Obscur professeur de langues anciennes dans un lycée de Berne, Raimund Gregorius croise un jour une femme portugaise prête à se jeter à la rivière. Ils échangent quelques mots et Gregorius est fasciné par la sonorité de cette langue. Il décide de l'apprendre, se rend à la librairie espagnole de la ville et tombe sur un livre laissé de côté par une cliente, hasard déclencheur de cette épopée, écrit par un certain Amadeu Prado et qui comporte nombre de réflexions philosophico-poétiques dans lequel Gregorius se retrouve et va devenir sa raison de vivre désormais. Car il n'aura de cesse de s'enquérir sur cet auteur méconnu, amoureux des mots et médecin de son état.
Dès lors nous avons à faire à deux textes : la narration des quêtes successives de Gregorius qui passe par tous les témoins de l'existence de Prado avec en filigrane l'histoire de la dictature de Salazar et celle du livre ou des lettres glanées de Prado. Concentré d'une vie comète d'un homme d'une intelligence et d'une droiture exceptionnelles, Gregorius s'enfonce avec délice, abandonnant ses cours au lycée et sa vie bien réglée, pour découvrir à travers Prado, la ville de Lisbonne et un changement d'existence radical. C'est écrit comme une enquête et les indices sont à découvrir dans les textes mêmes de Prado. On change de langue comme de langage, les langues mortes enseignées par Gregorius (latin, grec, hébreu ancien) deviennent langue vivante pour ne pas dire langue de vie.

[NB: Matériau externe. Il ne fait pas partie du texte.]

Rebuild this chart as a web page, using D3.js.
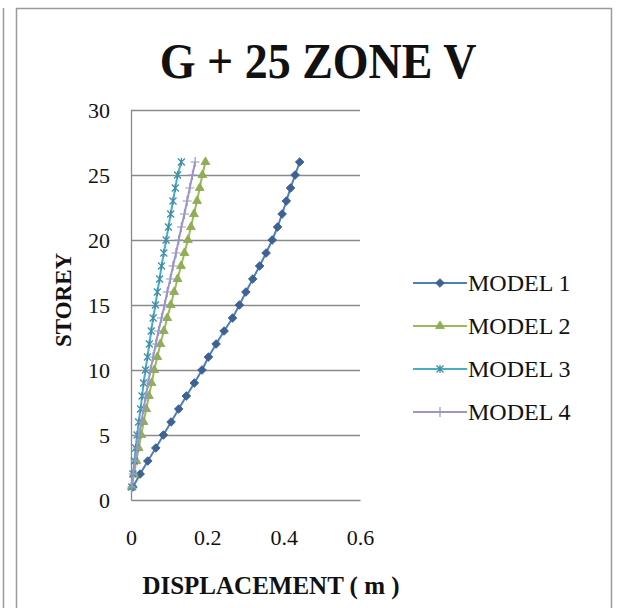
<!DOCTYPE html>
<html>
<head>
<meta charset="utf-8">
<script src="https://cdn.jsdelivr.net/npm/d3@7"></script>
<style>
  html, body { margin: 0; padding: 0; background: #fff; }
  svg { display: block; font-family: "Liberation Serif", "Times New Roman", serif; }
</style>
</head>
<body>
<svg id="chart" width="623" height="608"></svg>
<script>
// Storey levels and lateral displacement (m) for each building model
const storeys = [1, 2, 3, 4, 5, 6, 7, 8, 9, 10, 11, 12, 13, 14, 15, 16, 17, 18, 19, 20, 21, 22, 23, 24, 25, 26];

const model1 = [0.005, 0.024, 0.044, 0.065, 0.085, 0.105, 0.125, 0.145, 0.166, 0.186, 0.203, 0.223, 0.244, 0.266, 0.284, 0.301, 0.319, 0.337, 0.354, 0.370, 0.384, 0.396, 0.407, 0.418, 0.430, 0.442];
const model2 = [0.002, 0.008, 0.014, 0.020, 0.027, 0.033, 0.040, 0.047, 0.054, 0.061, 0.069, 0.077, 0.086, 0.095, 0.104, 0.113, 0.122, 0.131, 0.140, 0.149, 0.157, 0.165, 0.173, 0.180, 0.187, 0.195];
const model3 = [0.002, 0.005, 0.009, 0.012, 0.016, 0.020, 0.025, 0.029, 0.033, 0.038, 0.043, 0.048, 0.053, 0.058, 0.064, 0.069, 0.075, 0.080, 0.086, 0.092, 0.098, 0.104, 0.110, 0.116, 0.122, 0.132];
const model4 = [0.002, 0.006, 0.011, 0.016, 0.021, 0.027, 0.033, 0.039, 0.045, 0.051, 0.058, 0.065, 0.072, 0.080, 0.088, 0.095, 0.103, 0.110, 0.118, 0.125, 0.132, 0.140, 0.147, 0.154, 0.161, 0.168];

const seriesNames = ["MODEL 1", "MODEL 2", "MODEL 3", "MODEL 4"];
const xTicks = [0, 0.2, 0.4, 0.6];
const yTicks = [0, 5, 10, 15, 20, 25, 30];

const titleText = "G + 25 ZONE V";
const xTitle = "DISPLACEMENT ( m )";
const yTitle = "STOREY";

const series = [
  { name: seriesNames[0], values: model1, color: "#4f7fbb", marker: "diamond" },
  { name: seriesNames[1], values: model2, color: "#9bbb59", marker: "triangle" },
  { name: seriesNames[2], values: model3, color: "#4bacc6", marker: "star" },
  { name: seriesNames[3], values: model4, color: "#9a96c8", marker: "plus" }
];

const svg = d3.select("#chart");

// chart frame
svg.append("line").attr("x1", 3.5).attr("x2", 3.5).attr("y1", 8).attr("y2", 608)
  .attr("stroke", "#9a9a9a").attr("stroke-width", 1.5);
svg.append("path").attr("d", "M16.5,612 V8.5 H611.5 V612")
  .attr("fill", "none").attr("stroke", "#9a9a9a").attr("stroke-width", 1.5);

const x = d3.scaleLinear().domain([0, 0.6]).range([131, 360]);
const y = d3.scaleLinear().domain([0, 30]).range([500, 110]);

// horizontal gridlines
svg.append("g")
  .attr("transform", `translate(${x(0)},0)`)
  .call(d3.axisLeft(y).tickValues(yTicks.filter(d => d > 0)).tickSize(-(x(0.6) - x(0))).tickFormat(""))
  .call(g => g.select(".domain").remove())
  .call(g => g.selectAll(".tick line").attr("stroke", "#8a8a8a").attr("stroke-width", 1.3));

// axes
const yAxis = svg.append("g")
  .attr("transform", `translate(${x(0)},0)`)
  .call(d3.axisLeft(y).tickValues(yTicks).tickSize(0).tickPadding(21).tickFormat(d3.format("d")));
yAxis.select(".domain").attr("stroke", "#8a8a8a").attr("stroke-width", 1.3);
yAxis.selectAll("text").attr("font-family", "Liberation Serif").attr("font-size", 22).attr("fill", "#111");

const xAxis = svg.append("g")
  .attr("transform", `translate(0,${y(0)})`)
  .call(d3.axisBottom(x).tickValues(xTicks).tickSize(0).tickPadding(29).tickFormat(d => d === 0 ? "0" : d3.format(".1f")(d)));
xAxis.select(".domain").attr("stroke", "#8a8a8a").attr("stroke-width", 1.3);
xAxis.selectAll("text").attr("font-family", "Liberation Serif").attr("font-size", 22).attr("fill", "#111");

// titles
svg.append("text").attr("transform", "translate(318,78) scale(0.92,1)").attr("text-anchor", "middle")
  .attr("font-size", 50).attr("font-weight", "bold").attr("fill", "#111").text(titleText);
svg.append("text").attr("x", 271).attr("y", 594).attr("text-anchor", "middle")
  .attr("font-size", 25).attr("font-weight", "bold").attr("fill", "#111").text(xTitle);
svg.append("text").attr("transform", "translate(71,300) rotate(-90)").attr("text-anchor", "middle")
  .attr("font-size", 23).attr("font-weight", "bold").attr("fill", "#111").text(yTitle);

// marker shapes
function drawMarker(g, type, color) {
  if (type === "diamond") {
    g.append("path").attr("d", d3.symbol(d3.symbolDiamond2, 48)())
      .attr("fill", "#3d6294").attr("stroke", "#365888").attr("stroke-width", 0.8);
  } else if (type === "triangle") {
    g.append("path").attr("d", d3.symbol(d3.symbolTriangle, 34)())
      .attr("fill", d3.color(color).darker(0.2)).attr("stroke", d3.color(color).darker(0.3)).attr("stroke-width", 0.8);
  } else if (type === "star") {
    g.append("path").attr("d", "M-3.5,-3.5L3.5,3.5M-3.5,3.5L3.5,-3.5M0,-4L0,4")
      .attr("stroke", d3.color(color).darker(0.5)).attr("stroke-width", 1.3).attr("fill", "none");
  } else if (type === "plus") {
    g.append("path").attr("d", "M-4.5,0L4.5,0M0,-5L0,5")
      .attr("stroke", color).attr("stroke-width", 1.2).attr("fill", "none");
  }
}

const line = d3.line().x(d => x(d[0])).y(d => y(d[1]));

series.forEach(s => {
  const pts = s.values.map((v, i) => [v, storeys[i]]);
  const g = svg.append("g");
  g.append("path").datum(pts).attr("d", line)
    .attr("fill", "none").attr("stroke", s.color).attr("stroke-width", 2);
  g.selectAll("g.m").data(pts).join("g").attr("class", "m")
    .attr("transform", d => `translate(${x(d[0])},${y(d[1])})`)
    .each(function () { drawMarker(d3.select(this), s.marker, s.color); });
});

// legend
const legendY = [283, 326, 369, 412];
series.forEach((s, i) => {
  const g = svg.append("g").attr("transform", `translate(0,${legendY[i]})`);
  g.append("line").attr("x1", 413).attr("x2", 467).attr("y1", 0).attr("y2", 0)
    .attr("stroke", s.color).attr("stroke-width", 2);
  const m = g.append("g").attr("transform", "translate(440,0)");
  drawMarker(m, s.marker, s.color);
  g.append("text").attr("x", 468).attr("y", 8).attr("font-size", 24).attr("fill", "#111").text(s.name);
});
</script>
</body>
</html>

On y croise la soeur, Adriana, infirmière dévouée à son frère qui lui sauva la vie, Maria João son amour platonique d'enfance, cet ancien résistant torturé sous la dictature, aux mains déformées et joueur d'échecs hors-pair et d'autres personnages qui restituent le puzzle vital.

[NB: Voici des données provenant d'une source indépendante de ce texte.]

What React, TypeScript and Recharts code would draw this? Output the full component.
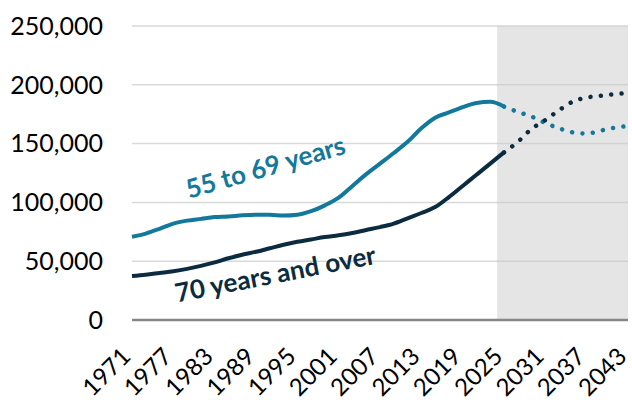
import { CartesianGrid, Line, LineChart, ReferenceArea, XAxis, YAxis } from 'recharts'

const histYears = [
  1971, 1973, 1975, 1977, 1979, 1981, 1983, 1985, 1987, 1989, 1991, 1993, 1995, 1997,
  1999, 2001, 2003, 2005, 2007, 2009, 2011, 2013, 2015, 2017, 2019, 2021, 2023, 2025,
]
const hist55to69 = [
  70800, 73500, 77500, 82000, 84500, 86000, 87500, 88000, 89000, 89500, 89500, 88800, 89500, 92500,
  97500, 104000, 114000, 124000, 133000, 142000, 151500, 163000, 172000, 176500, 181000, 184500, 185500, 181500,
]
const hist70plus = [
  37400, 38500, 40000, 41500, 43500, 46000, 49000, 52500, 55500, 58000, 61000, 64000, 66500, 68500,
  70500, 72000, 74000, 76500, 79000, 82000, 86500, 91000, 96000, 104500, 114000, 123500, 133000, 142500,
]

const projYears = [2025, 2027, 2029, 2031, 2033, 2035, 2037, 2039, 2041, 2043]
const proj55to69 = [181500, 177000, 173000, 167500, 163000, 159500, 158500, 161000, 163500, 165000]
const proj70plus = [142500, 151500, 162500, 170000, 178500, 185700, 189200, 190600, 192000, 193000]

const xTicks = [1971, 1977, 1983, 1989, 1995, 2001, 2007, 2013, 2019, 2025, 2031, 2037, 2043]
const yTicks = [0, 50000, 100000, 150000, 200000, 250000]
const projectionStart = 2024

const TEAL = '#13799c'
const NAVY = '#0b2c40'
const FONT = 'Lato, "Open Sans", sans-serif'

const rows = (years: number[], vals: number[]) => years.map((year, i) => ({ year, v: vals[i] }))

function YearTick({ x, y, payload }: any) {
  const tx = x
  const ty = y + 38
  return (
    <text
      x={tx}
      y={ty}
      transform={`rotate(-45 ${tx} ${ty})`}
      textAnchor="end"
      fontFamily={FONT}
      fontSize={24}
      fill="#000"
    >
      {payload.value}
    </text>
  )
}

export default function App() {
  return (
    <div style={{ position: 'relative', width: 632, height: 400, overflow: 'hidden' }}>
      <style>{'body{margin:0}'}</style>
      <LineChart width={632} height={400} margin={{ top: 26, right: 4, left: 0, bottom: 0 }}>
        <CartesianGrid vertical={false} stroke="#d9d9d9" strokeWidth={1.5} />
        {/* semi-transparent so the gridlines still show through the projection band */}
        <ReferenceArea x1={projectionStart} x2={2043} y1={0} y2={250000} fill="#c8c8c8" fillOpacity={0.47} stroke="none" />
        <XAxis
          dataKey="year"
          type="number"
          domain={[1971, 2043]}
          ticks={xTicks}
          height={80}
          tickLine={false}
          tickSize={0}
          tickMargin={0}
          interval={0}
          axisLine={{ stroke: '#868686', strokeWidth: 2.5 }}
          tick={<YearTick />}
        />
        <YAxis
          type="number"
          domain={[0, 250000]}
          ticks={yTicks}
          width={132}
          axisLine={false}
          tickLine={false}
          tickSize={0}
          tickMargin={29}
          tickFormatter={(v: number) => v.toLocaleString('en-US')}
          tick={{ fill: '#000', fontSize: 25, fontFamily: FONT }}
        />
        <Line
          data={rows(histYears, hist55to69)}
          dataKey="v"
          type="monotone"
          stroke={TEAL}
          strokeWidth={4}
          dot={false}
          isAnimationActive={false}
        />
        <Line
          data={rows(histYears, hist70plus)}
          dataKey="v"
          type="monotone"
          stroke={NAVY}
          strokeWidth={4}
          dot={false}
          isAnimationActive={false}
        />
        <Line
          data={rows(projYears, proj55to69)}
          dataKey="v"
          type="monotone"
          stroke={TEAL}
          strokeWidth={4.5}
          strokeDasharray="0.01 10.4"
          strokeLinecap="round"
          dot={false}
          isAnimationActive={false}
        />
        <Line
          data={rows(projYears, proj70plus)}
          dataKey="v"
          type="monotone"
          stroke={NAVY}
          strokeWidth={4.5}
          strokeDasharray="0.01 10.4"
          strokeLinecap="round"
          dot={false}
          isAnimationActive={false}
        />
      </LineChart>
      <svg width={632} height={400} style={{ position: 'absolute', left: 0, top: 0, pointerEvents: 'none' }}>
        <text
          x={268}
          y={176}
          transform="rotate(-16 268 176)"
          textAnchor="middle"
          fontFamily={FONT}
          fontWeight={700}
          fontSize={26}
          fill={TEAL}
        >
          55 to 69 years
        </text>
        <text
          x={277}
          y={283}
          transform="rotate(-11 277 283)"
          textAnchor="middle"
          fontFamily={FONT}
          fontWeight={700}
          fontSize={26}
          fill={NAVY}
        >
          70 years and over
        </text>
      </svg>
    </div>
  )
}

Les textes de Prado parlent de tout ce qui peut constituer une vie d'homme, ses rapports au père, à la religion, au temps qui passe, à l'amitié et à l'amour - toujours très exclusifs – et jusqu'au serment d'Hippocrate puisque Prado sauve la vie d'un tortionnaire notoire. L'homme était sans concessions mais justement ses écrits expriment clairement ses doutes, sa fragilité et ont une odeur d'universel qui subjuguent et entraînent le lecteur. de Berne à Lisbonne, le voyage se poursuit au fond de l'âme humaine – et ce n'est pas pompeusement que je l'écris – car tout se qui le ronge devient réflexion profonde sur le sens de la vie, une sorte de mise en mots choisis de la philosophie existentielle, matière enseignée par Pascal Mercier lui-même. Pour bien montrer jusqu' où va le voyage de Gregorius voici un extrait parmi d'autres où la poésie épouse l'absurde des situations:

"Gregorius lut l'histoire de la Création. Lui, Mundus, lisait dans un lycée portugais en ruine, à une femme des quatre-vingts ans qu'il ne connaissait pas hier encore et qui ne savait pas un mot d'hébreu, l'histoire de la Création. C'était ce qu'il avait fait de plus fou. Il le savourait comme il n'avait encore jamais rien savouré."